**Written request**
Transcribe every line, keeping it exact.

**Stored data**

>>>

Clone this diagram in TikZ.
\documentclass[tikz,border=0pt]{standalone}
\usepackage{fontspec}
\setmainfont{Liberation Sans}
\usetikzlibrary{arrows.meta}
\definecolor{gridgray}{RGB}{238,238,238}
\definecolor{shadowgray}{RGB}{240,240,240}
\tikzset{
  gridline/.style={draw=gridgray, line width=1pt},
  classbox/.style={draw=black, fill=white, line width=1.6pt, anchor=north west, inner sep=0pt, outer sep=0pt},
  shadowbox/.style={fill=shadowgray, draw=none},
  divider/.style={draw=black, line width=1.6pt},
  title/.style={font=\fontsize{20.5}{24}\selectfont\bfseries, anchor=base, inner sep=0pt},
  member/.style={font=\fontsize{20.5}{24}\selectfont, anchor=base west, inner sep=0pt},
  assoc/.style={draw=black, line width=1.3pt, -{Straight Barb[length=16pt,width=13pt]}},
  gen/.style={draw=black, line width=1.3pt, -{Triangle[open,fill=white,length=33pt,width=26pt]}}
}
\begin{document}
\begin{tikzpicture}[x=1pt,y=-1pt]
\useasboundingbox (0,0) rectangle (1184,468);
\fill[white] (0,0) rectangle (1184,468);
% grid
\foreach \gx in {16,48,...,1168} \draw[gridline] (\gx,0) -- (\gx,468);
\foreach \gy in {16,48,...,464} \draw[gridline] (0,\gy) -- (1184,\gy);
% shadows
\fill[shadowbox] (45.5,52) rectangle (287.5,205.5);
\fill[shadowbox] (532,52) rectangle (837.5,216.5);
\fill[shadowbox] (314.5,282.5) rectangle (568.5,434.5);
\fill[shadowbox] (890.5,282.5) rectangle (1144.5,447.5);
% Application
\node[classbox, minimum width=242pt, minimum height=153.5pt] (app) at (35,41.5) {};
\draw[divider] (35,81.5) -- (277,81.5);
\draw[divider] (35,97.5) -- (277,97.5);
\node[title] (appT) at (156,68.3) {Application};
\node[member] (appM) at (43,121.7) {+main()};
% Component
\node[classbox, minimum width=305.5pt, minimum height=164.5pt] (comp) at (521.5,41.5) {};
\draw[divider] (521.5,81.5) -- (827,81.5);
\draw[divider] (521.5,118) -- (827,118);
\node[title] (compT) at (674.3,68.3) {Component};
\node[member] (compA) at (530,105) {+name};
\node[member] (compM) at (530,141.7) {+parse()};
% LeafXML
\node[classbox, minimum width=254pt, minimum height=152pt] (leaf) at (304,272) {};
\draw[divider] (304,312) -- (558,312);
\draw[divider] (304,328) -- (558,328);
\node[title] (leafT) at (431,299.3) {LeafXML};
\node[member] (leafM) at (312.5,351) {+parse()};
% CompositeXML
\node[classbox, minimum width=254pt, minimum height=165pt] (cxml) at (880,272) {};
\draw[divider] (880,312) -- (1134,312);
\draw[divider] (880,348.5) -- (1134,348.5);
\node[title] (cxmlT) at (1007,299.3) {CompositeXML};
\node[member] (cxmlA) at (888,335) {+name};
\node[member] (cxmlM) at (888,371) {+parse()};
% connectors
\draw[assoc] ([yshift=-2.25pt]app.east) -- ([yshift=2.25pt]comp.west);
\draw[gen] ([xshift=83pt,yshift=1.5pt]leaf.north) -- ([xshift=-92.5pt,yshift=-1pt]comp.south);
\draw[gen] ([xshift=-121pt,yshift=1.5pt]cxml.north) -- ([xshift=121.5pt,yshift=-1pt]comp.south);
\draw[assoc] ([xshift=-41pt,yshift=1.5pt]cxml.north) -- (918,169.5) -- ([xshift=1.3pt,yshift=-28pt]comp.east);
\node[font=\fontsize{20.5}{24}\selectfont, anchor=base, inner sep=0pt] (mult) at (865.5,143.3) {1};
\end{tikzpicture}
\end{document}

<<<

**Result**
Clone this diagram in TikZ.
\documentclass[tikz,border=0pt]{standalone}
\usepackage{fontspec}
\setmainfont{Liberation Sans}
\usetikzlibrary{arrows.meta}
\definecolor{gridgray}{RGB}{238,238,238}
\definecolor{shadowgray}{RGB}{240,240,240}
\tikzset{
  gridline/.style={draw=gridgray, line width=1pt},
  classbox/.style={draw=black, fill=white, line width=1.6pt, anchor=north west, inner sep=0pt, outer sep=0pt},
  shadowbox/.style={fill=shadowgray, draw=none},
  divider/.style={draw=black, line width=1.6pt},
  title/.style={font=\fontsize{20.5}{24}\selectfont\bfseries, anchor=base, inner sep=0pt},
  member/.style={font=\fontsize{20.5}{24}\selectfont, anchor=base west, inner sep=0pt},
  assoc/.style={draw=black, line width=1.3pt, -{Straight Barb[length=16pt,width=13pt]}},
  gen/.style={draw=black, line width=1.3pt, -{Triangle[open,fill=white,length=33pt,width=26pt]}}
}
\begin{document}
\begin{tikzpicture}[x=1pt,y=-1pt]
\useasboundingbox (0,0) rectangle (1184,468);
\fill[white] (0,0) rectangle (1184,468);
% grid
\foreach \gx in {16,48,...,1168} \draw[gridline] (\gx,0) -- (\gx,468);
\foreach \gy in {16,48,...,464} \draw[gridline] (0,\gy) -- (1184,\gy);
% shadows
\fill[shadowbox] (45.5,52) rectangle (287.5,205.5);
\fill[shadowbox] (532,52) rectangle (837.5,216.5);
\fill[shadowbox] (314.5,282.5) rectangle (568.5,434.5);
\fill[shadowbox] (890.5,282.5) rectangle (1144.5,447.5);
% Application
\node[classbox, minimum width=242pt, minimum height=153.5pt] (app) at (35,41.5) {};
\draw[divider] (35,81.5) -- (277,81.5);
\draw[divider] (35,97.5) -- (277,97.5);
\node[title] (appT) at (156,68.3) {Application};
\node[member] (appM) at (43,121.7) {+main()};
% Component
\node[classbox, minimum width=305.5pt, minimum height=164.5pt] (comp) at (521.5,41.5) {};
\draw[divider] (521.5,81.5) -- (827,81.5);
\draw[divider] (521.5,118) -- (827,118);
\node[title] (compT) at (674.3,68.3) {Component};
\node[member] (compA) at (530,105) {+name};
\node[member] (compM) at (530,141.7) {+parse()};
% LeafXML
\node[classbox, minimum width=254pt, minimum height=152pt] (leaf) at (304,272) {};
\draw[divider] (304,312) -- (558,312);
\draw[divider] (304,328) -- (558,328);
\node[title] (leafT) at (431,299.3) {LeafXML};
\node[member] (leafM) at (312.5,351) {+parse()};
% CompositeXML
\node[classbox, minimum width=254pt, minimum height=165pt] (cxml) at (880,272) {};
\draw[divider] (880,312) -- (1134,312);
\draw[divider] (880,348.5) -- (1134,348.5);
\node[title] (cxmlT) at (1007,299.3) {CompositeXML};
\node[member] (cxmlA) at (888,335) {+name};
\node[member] (cxmlM) at (888,371) {+parse()};
% connectors
\draw[assoc] ([yshift=-2.25pt]app.east) -- ([yshift=2.25pt]comp.west);
\draw[gen] ([xshift=83pt,yshift=1.5pt]leaf.north) -- ([xshift=-92.5pt,yshift=-1pt]comp.south);
\draw[gen] ([xshift=-121pt,yshift=1.5pt]cxml.north) -- ([xshift=121.5pt,yshift=-1pt]comp.south);
\draw[assoc] ([xshift=-41pt,yshift=1.5pt]cxml.north) -- (918,169.5) -- ([xshift=1.3pt,yshift=-28pt]comp.east);
\node[font=\fontsize{20.5}{24}\selectfont, anchor=base, inner sep=0pt] (mult) at (865.5,143.3) {1};
\end{tikzpicture}
\end{document}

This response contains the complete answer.